____ Information supplied

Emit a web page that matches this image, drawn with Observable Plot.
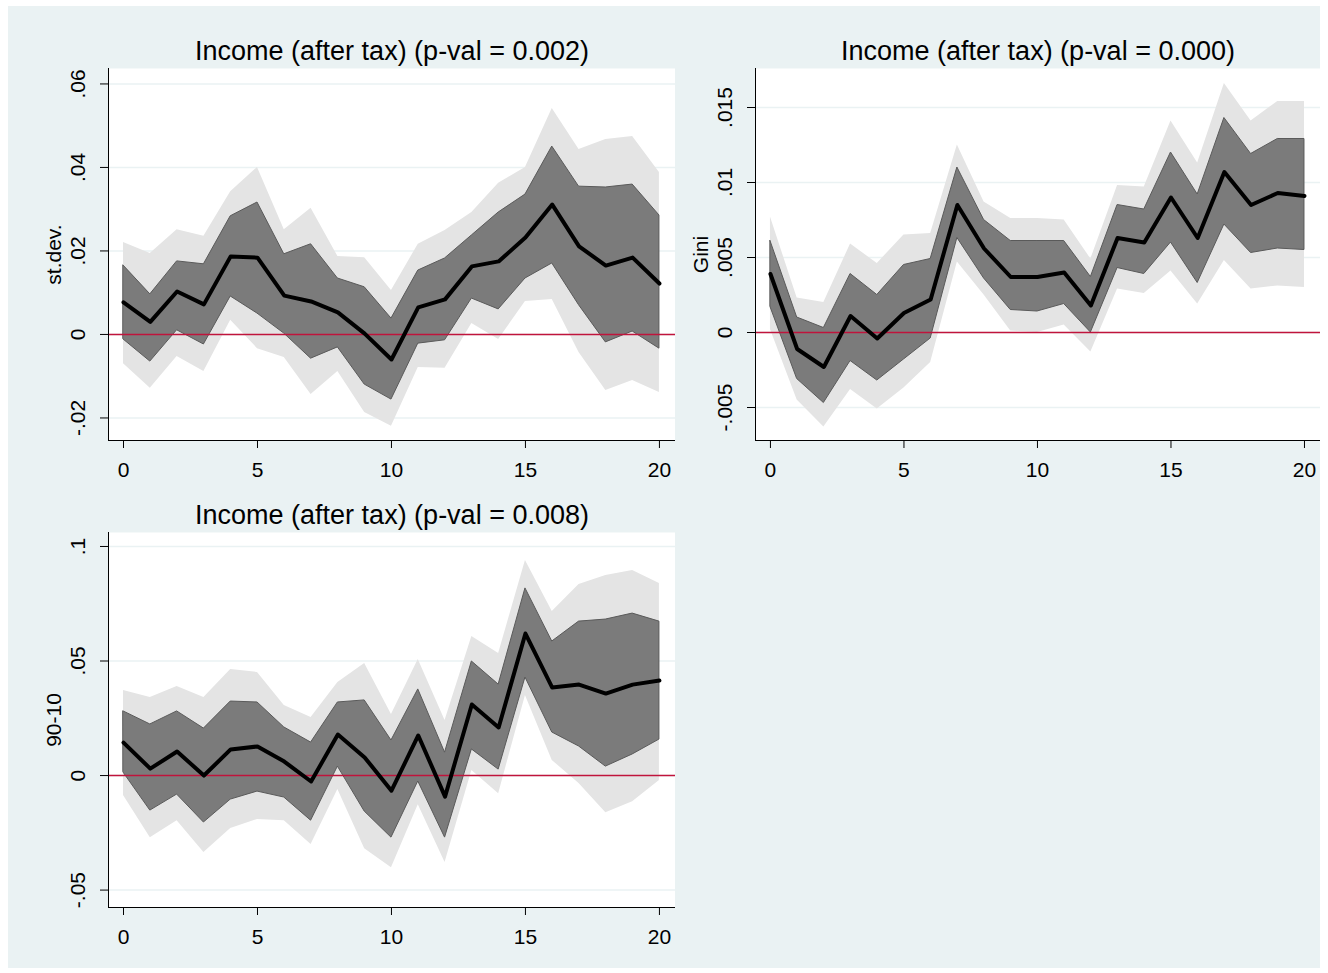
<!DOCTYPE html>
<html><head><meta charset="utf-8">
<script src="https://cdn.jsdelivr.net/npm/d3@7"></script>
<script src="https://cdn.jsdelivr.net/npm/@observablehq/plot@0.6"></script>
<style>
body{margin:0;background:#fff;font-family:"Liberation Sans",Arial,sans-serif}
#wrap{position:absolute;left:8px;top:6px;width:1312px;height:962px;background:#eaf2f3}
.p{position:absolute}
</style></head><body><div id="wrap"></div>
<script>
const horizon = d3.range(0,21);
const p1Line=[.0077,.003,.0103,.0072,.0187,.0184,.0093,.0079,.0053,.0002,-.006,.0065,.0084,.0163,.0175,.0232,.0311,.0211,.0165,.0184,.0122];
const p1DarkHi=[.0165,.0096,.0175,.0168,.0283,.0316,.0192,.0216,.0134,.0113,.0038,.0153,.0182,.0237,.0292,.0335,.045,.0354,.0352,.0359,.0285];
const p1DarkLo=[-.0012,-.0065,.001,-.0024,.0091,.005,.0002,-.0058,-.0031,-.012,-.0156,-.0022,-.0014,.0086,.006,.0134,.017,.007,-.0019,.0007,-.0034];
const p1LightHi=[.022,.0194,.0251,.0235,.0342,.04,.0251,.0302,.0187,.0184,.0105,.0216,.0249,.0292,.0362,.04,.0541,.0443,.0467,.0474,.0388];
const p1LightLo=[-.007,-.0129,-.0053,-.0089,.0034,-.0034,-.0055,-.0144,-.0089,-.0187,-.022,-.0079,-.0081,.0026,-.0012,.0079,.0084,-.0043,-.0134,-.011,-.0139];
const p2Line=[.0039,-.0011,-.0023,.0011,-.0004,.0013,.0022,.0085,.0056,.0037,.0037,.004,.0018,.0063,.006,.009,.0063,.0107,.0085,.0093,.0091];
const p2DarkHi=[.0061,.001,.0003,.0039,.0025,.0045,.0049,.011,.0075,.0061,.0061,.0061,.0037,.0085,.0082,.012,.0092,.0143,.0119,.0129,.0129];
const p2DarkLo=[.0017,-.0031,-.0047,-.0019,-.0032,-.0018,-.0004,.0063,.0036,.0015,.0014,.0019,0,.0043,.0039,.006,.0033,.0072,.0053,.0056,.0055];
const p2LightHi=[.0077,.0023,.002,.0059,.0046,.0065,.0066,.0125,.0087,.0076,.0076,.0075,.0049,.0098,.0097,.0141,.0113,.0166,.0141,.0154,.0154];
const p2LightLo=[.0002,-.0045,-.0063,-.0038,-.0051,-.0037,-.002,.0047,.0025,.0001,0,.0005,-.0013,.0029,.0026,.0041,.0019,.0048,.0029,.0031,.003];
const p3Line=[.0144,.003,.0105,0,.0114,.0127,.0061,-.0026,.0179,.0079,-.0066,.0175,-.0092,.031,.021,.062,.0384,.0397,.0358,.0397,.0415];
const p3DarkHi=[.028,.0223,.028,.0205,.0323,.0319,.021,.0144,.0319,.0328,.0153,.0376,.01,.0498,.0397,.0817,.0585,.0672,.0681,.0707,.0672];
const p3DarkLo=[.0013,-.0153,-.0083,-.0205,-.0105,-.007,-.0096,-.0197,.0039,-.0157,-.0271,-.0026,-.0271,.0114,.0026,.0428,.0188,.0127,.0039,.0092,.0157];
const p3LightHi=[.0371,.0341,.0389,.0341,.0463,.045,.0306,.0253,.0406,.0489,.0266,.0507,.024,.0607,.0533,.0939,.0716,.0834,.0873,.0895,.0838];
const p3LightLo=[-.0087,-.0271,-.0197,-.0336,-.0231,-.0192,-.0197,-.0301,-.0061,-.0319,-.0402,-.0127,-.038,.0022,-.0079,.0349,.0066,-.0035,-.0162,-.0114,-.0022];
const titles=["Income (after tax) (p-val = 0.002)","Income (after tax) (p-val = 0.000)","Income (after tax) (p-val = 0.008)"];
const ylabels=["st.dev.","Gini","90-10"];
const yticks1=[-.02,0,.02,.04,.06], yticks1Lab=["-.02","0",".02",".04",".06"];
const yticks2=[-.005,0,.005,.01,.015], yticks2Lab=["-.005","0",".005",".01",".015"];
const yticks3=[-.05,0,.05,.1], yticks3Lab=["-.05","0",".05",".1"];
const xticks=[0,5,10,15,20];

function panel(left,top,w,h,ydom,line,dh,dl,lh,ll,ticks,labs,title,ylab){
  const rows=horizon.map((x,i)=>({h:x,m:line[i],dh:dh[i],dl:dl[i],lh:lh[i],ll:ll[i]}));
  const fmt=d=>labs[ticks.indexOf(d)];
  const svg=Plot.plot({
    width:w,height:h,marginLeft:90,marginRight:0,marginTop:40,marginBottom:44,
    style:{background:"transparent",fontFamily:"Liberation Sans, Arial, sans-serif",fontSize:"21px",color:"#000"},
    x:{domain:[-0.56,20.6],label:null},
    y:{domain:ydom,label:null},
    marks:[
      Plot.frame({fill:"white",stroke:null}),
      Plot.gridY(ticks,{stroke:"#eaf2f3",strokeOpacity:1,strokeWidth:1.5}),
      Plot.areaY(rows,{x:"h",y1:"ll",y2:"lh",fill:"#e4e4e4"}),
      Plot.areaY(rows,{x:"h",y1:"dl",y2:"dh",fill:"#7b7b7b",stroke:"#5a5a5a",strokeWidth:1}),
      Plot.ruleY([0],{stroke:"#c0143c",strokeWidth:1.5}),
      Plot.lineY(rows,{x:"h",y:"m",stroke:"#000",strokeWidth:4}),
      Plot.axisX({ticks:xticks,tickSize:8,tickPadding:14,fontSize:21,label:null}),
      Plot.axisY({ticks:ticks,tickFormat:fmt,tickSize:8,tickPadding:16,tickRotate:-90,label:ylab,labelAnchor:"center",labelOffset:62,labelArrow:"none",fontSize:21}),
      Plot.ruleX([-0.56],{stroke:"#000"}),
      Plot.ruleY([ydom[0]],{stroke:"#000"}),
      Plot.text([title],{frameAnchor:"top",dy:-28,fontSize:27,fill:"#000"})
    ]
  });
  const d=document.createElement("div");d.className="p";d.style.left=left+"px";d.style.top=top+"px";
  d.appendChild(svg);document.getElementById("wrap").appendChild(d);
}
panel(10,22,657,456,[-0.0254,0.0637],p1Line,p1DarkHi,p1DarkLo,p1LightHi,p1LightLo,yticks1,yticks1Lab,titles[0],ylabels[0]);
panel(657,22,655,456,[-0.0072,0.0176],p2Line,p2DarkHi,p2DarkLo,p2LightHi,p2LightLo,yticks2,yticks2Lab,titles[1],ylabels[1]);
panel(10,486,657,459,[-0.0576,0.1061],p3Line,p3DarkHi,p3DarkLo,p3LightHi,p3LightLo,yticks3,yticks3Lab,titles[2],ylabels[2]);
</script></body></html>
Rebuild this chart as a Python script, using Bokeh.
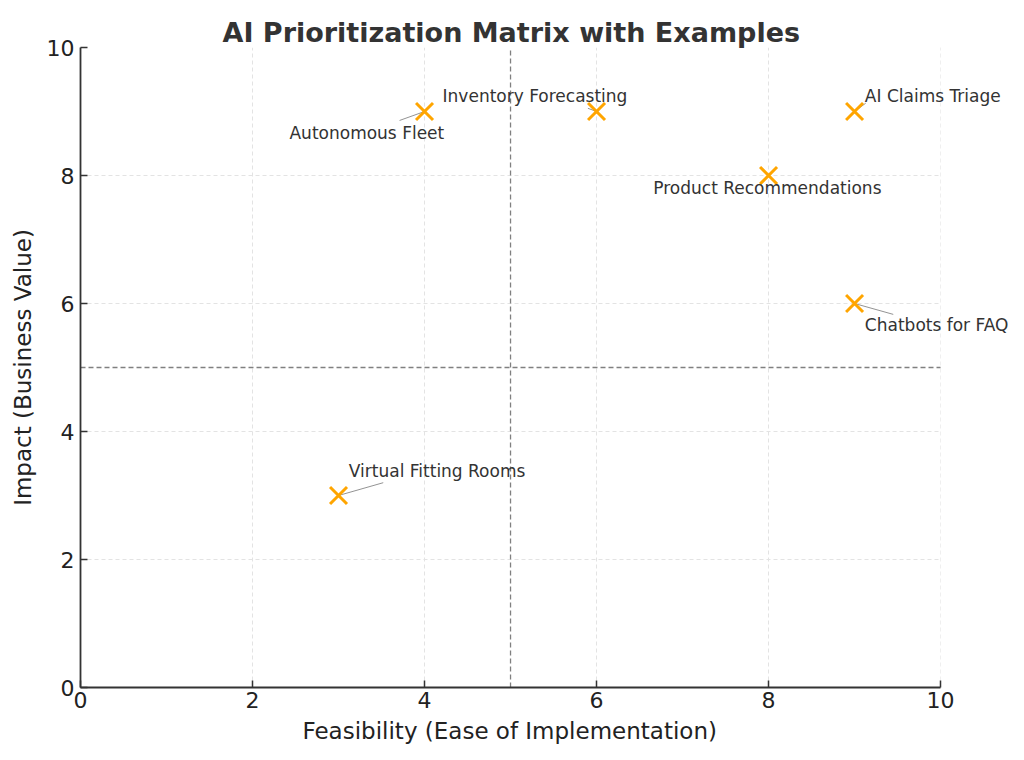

________

Copy out all the records exactly, excluding pictures.

■ Reply to the task:
Emit a web page that matches this image, drawn with Observable Plot.
<!DOCTYPE html>
<html><head><meta charset="utf-8">
<script src="https://cdn.jsdelivr.net/npm/d3@7"></script>
<script src="https://cdn.jsdelivr.net/npm/@observablehq/plot@0.6"></script>
<style>
body{margin:0;background:#fff;font-family:"Liberation Sans",Arial,sans-serif}
#wrap{position:absolute;left:8px;top:6px;width:1312px;height:962px;background:#eaf2f3}
.p{position:absolute}
</style></head><body><div id="wrap"></div>
<script>
const horizon = d3.range(0,21);
const p1Line=[.0077,.003,.0103,.0072,.0187,.0184,.0093,.0079,.0053,.0002,-.006,.0065,.0084,.0163,.0175,.0232,.0311,.0211,.0165,.0184,.0122];
const p1DarkHi=[.0165,.0096,.0175,.0168,.0283,.0316,.0192,.0216,.0134,.0113,.0038,.0153,.0182,.0237,.0292,.0335,.045,.0354,.0352,.0359,.0285];
const p1DarkLo=[-.0012,-.0065,.001,-.0024,.0091,.005,.0002,-.0058,-.0031,-.012,-.0156,-.0022,-.0014,.0086,.006,.0134,.017,.007,-.0019,.0007,-.0034];
const p1LightHi=[.022,.0194,.0251,.0235,.0342,.04,.0251,.0302,.0187,.0184,.0105,.0216,.0249,.0292,.0362,.04,.0541,.0443,.0467,.0474,.0388];
const p1LightLo=[-.007,-.0129,-.0053,-.0089,.0034,-.0034,-.0055,-.0144,-.0089,-.0187,-.022,-.0079,-.0081,.0026,-.0012,.0079,.0084,-.0043,-.0134,-.011,-.0139];
const p2Line=[.0039,-.0011,-.0023,.0011,-.0004,.0013,.0022,.0085,.0056,.0037,.0037,.004,.0018,.0063,.006,.009,.0063,.0107,.0085,.0093,.0091];
const p2DarkHi=[.0061,.001,.0003,.0039,.0025,.0045,.0049,.011,.0075,.0061,.0061,.0061,.0037,.0085,.0082,.012,.0092,.0143,.0119,.0129,.0129];
const p2DarkLo=[.0017,-.0031,-.0047,-.0019,-.0032,-.0018,-.0004,.0063,.0036,.0015,.0014,.0019,0,.0043,.0039,.006,.0033,.0072,.0053,.0056,.0055];
const p2LightHi=[.0077,.0023,.002,.0059,.0046,.0065,.0066,.0125,.0087,.0076,.0076,.0075,.0049,.0098,.0097,.0141,.0113,.0166,.0141,.0154,.0154];
const p2LightLo=[.0002,-.0045,-.0063,-.0038,-.0051,-.0037,-.002,.0047,.0025,.0001,0,.0005,-.0013,.0029,.0026,.0041,.0019,.0048,.0029,.0031,.003];
const p3Line=[.0144,.003,.0105,0,.0114,.0127,.0061,-.0026,.0179,.0079,-.0066,.0175,-.0092,.031,.021,.062,.0384,.0397,.0358,.0397,.0415];
const p3DarkHi=[.028,.0223,.028,.0205,.0323,.0319,.021,.0144,.0319,.0328,.0153,.0376,.01,.0498,.0397,.0817,.0585,.0672,.0681,.0707,.0672];
const p3DarkLo=[.0013,-.0153,-.0083,-.0205,-.0105,-.007,-.0096,-.0197,.0039,-.0157,-.0271,-.0026,-.0271,.0114,.0026,.0428,.0188,.0127,.0039,.0092,.0157];
const p3LightHi=[.0371,.0341,.0389,.0341,.0463,.045,.0306,.0253,.0406,.0489,.0266,.0507,.024,.0607,.0533,.0939,.0716,.0834,.0873,.0895,.0838];
const p3LightLo=[-.0087,-.0271,-.0197,-.0336,-.0231,-.0192,-.0197,-.0301,-.0061,-.0319,-.0402,-.0127,-.038,.0022,-.0079,.0349,.0066,-.0035,-.0162,-.0114,-.0022];
const titles=["Income (after tax) (p-val = 0.002)","Income (after tax) (p-val = 0.000)","Income (after tax) (p-val = 0.008)"];
const ylabels=["st.dev.","Gini","90-10"];
const yticks1=[-.02,0,.02,.04,.06], yticks1Lab=["-.02","0",".02",".04",".06"];
const yticks2=[-.005,0,.005,.01,.015], yticks2Lab=["-.005","0",".005",".01",".015"];
const yticks3=[-.05,0,.05,.1], yticks3Lab=["-.05","0",".05",".1"];
const xticks=[0,5,10,15,20];

function panel(left,top,w,h,ydom,line,dh,dl,lh,ll,ticks,labs,title,ylab){
  const rows=horizon.map((x,i)=>({h:x,m:line[i],dh:dh[i],dl:dl[i],lh:lh[i],ll:ll[i]}));
  const fmt=d=>labs[ticks.indexOf(d)];
  const svg=Plot.plot({
    width:w,height:h,marginLeft:90,marginRight:0,marginTop:40,marginBottom:44,
    style:{background:"transparent",fontFamily:"Liberation Sans, Arial, sans-serif",fontSize:"21px",color:"#000"},
    x:{domain:[-0.56,20.6],label:null},
    y:{domain:ydom,label:null},
    marks:[
      Plot.frame({fill:"white",stroke:null}),
      Plot.gridY(ticks,{stroke:"#eaf2f3",strokeOpacity:1,strokeWidth:1.5}),
      Plot.areaY(rows,{x:"h",y1:"ll",y2:"lh",fill:"#e4e4e4"}),
      Plot.areaY(rows,{x:"h",y1:"dl",y2:"dh",fill:"#7b7b7b",stroke:"#5a5a5a",strokeWidth:1}),
      Plot.ruleY([0],{stroke:"#c0143c",strokeWidth:1.5}),
      Plot.lineY(rows,{x:"h",y:"m",stroke:"#000",strokeWidth:4}),
      Plot.axisX({ticks:xticks,tickSize:8,tickPadding:14,fontSize:21,label:null}),
      Plot.axisY({ticks:ticks,tickFormat:fmt,tickSize:8,tickPadding:16,tickRotate:-90,label:ylab,labelAnchor:"center",labelOffset:62,labelArrow:"none",fontSize:21}),
      Plot.ruleX([-0.56],{stroke:"#000"}),
      Plot.ruleY([ydom[0]],{stroke:"#000"}),
      Plot.text([title],{frameAnchor:"top",dy:-28,fontSize:27,fill:"#000"})
    ]
  });
  const d=document.createElement("div");d.className="p";d.style.left=left+"px";d.style.top=top+"px";
  d.appendChild(svg);document.getElementById("wrap").appendChild(d);
}
panel(10,22,657,456,[-0.0254,0.0637],p1Line,p1DarkHi,p1DarkLo,p1LightHi,p1LightLo,yticks1,yticks1Lab,titles[0],ylabels[0]);
panel(657,22,655,456,[-0.0072,0.0176],p2Line,p2DarkHi,p2DarkLo,p2LightHi,p2LightLo,yticks2,yticks2Lab,titles[1],ylabels[1]);
panel(10,486,657,459,[-0.0576,0.1061],p3Line,p3DarkHi,p3DarkLo,p3LightHi,p3LightLo,yticks3,yticks3Lab,titles[2],ylabels[2]);
</script></body></html>
Rebuild this chart as a Python script, using Bokeh.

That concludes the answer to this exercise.